**Dataset extract**:
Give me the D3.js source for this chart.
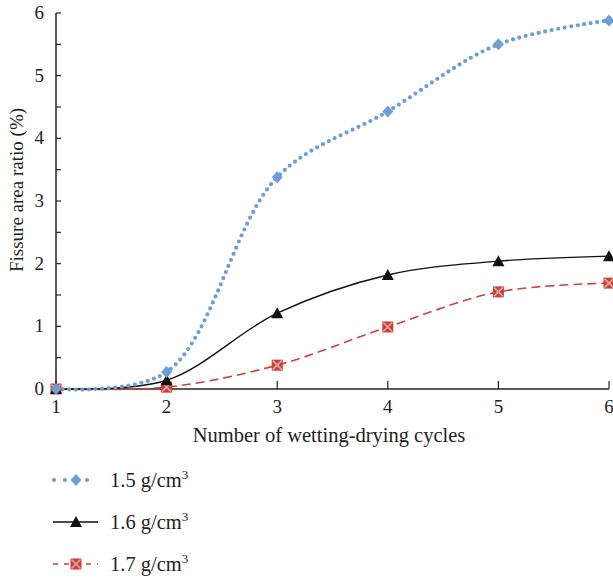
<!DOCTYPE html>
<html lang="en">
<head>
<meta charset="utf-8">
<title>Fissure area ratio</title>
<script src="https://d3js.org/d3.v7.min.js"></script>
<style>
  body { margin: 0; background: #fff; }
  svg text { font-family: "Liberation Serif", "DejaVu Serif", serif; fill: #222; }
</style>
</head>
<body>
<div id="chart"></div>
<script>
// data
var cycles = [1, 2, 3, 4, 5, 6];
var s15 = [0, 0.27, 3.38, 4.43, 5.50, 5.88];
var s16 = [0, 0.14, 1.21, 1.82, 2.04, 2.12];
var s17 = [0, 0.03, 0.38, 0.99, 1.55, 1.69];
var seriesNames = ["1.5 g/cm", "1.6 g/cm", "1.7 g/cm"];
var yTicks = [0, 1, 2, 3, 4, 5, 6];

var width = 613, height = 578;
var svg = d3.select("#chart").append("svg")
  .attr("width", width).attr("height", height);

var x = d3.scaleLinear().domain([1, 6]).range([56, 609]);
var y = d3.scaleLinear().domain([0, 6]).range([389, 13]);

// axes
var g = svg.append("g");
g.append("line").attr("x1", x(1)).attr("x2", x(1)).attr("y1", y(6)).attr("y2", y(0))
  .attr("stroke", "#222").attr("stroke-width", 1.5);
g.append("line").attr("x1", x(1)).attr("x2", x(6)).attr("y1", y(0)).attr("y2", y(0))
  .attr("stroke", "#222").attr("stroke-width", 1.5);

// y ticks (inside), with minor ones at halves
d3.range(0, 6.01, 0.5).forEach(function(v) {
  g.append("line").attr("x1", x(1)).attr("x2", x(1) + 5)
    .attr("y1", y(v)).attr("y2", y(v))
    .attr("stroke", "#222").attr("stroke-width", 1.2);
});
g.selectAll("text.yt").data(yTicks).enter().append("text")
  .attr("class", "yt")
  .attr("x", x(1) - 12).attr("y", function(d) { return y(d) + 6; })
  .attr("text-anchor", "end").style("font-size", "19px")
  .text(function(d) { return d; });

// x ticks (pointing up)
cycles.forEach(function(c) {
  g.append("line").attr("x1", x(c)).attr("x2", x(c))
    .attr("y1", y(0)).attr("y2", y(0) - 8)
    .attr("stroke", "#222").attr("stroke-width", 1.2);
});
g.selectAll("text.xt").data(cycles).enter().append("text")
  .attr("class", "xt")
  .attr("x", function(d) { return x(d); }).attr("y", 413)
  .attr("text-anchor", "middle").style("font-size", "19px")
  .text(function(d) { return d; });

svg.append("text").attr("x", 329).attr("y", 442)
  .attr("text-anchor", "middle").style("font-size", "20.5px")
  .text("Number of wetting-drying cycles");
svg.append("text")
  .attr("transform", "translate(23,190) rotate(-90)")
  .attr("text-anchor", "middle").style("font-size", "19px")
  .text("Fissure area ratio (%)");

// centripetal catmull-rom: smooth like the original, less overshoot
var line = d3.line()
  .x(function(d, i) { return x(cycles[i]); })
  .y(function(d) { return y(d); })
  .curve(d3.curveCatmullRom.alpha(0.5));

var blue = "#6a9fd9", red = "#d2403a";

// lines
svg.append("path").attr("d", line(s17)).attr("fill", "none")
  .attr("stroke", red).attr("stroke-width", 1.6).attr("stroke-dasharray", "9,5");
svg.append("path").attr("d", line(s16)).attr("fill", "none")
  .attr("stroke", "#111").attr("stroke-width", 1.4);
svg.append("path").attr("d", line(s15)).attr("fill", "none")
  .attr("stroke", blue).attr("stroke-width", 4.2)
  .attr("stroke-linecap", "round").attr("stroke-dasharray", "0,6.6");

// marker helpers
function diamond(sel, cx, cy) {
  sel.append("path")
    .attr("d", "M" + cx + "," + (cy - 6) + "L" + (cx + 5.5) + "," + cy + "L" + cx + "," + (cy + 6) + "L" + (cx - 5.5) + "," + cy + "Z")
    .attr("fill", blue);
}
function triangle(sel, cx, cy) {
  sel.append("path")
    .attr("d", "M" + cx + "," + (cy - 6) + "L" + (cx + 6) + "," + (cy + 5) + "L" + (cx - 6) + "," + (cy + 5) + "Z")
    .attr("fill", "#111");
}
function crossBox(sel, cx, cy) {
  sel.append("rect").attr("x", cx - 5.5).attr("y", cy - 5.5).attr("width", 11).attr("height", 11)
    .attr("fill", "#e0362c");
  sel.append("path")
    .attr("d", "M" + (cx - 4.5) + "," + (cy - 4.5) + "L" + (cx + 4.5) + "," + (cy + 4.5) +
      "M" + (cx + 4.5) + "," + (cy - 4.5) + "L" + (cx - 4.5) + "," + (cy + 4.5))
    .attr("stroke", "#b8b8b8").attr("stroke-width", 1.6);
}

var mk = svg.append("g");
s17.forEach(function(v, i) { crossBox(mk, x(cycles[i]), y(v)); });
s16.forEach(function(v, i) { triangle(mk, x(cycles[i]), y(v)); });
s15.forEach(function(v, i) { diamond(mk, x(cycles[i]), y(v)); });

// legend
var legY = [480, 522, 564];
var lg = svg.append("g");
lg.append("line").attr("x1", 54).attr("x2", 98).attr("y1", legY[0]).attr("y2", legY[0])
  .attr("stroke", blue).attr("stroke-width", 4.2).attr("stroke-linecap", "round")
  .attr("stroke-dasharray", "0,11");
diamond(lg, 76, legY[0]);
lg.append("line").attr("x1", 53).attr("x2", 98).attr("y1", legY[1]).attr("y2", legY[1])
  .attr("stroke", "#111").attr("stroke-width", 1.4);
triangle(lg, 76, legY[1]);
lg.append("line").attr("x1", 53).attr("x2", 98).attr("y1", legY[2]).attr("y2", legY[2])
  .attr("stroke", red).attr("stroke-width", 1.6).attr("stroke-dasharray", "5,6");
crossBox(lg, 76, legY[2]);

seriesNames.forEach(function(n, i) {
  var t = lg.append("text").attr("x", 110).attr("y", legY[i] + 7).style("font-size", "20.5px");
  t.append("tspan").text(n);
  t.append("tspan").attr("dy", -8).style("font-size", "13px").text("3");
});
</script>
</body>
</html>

**Exercise goal**:
Find each line holding "chart". Copy it out.

**The answer**:
Give me the D3.js source for this chart.
<div id="chart"></div>
var svg = d3.select("#chart").append("svg")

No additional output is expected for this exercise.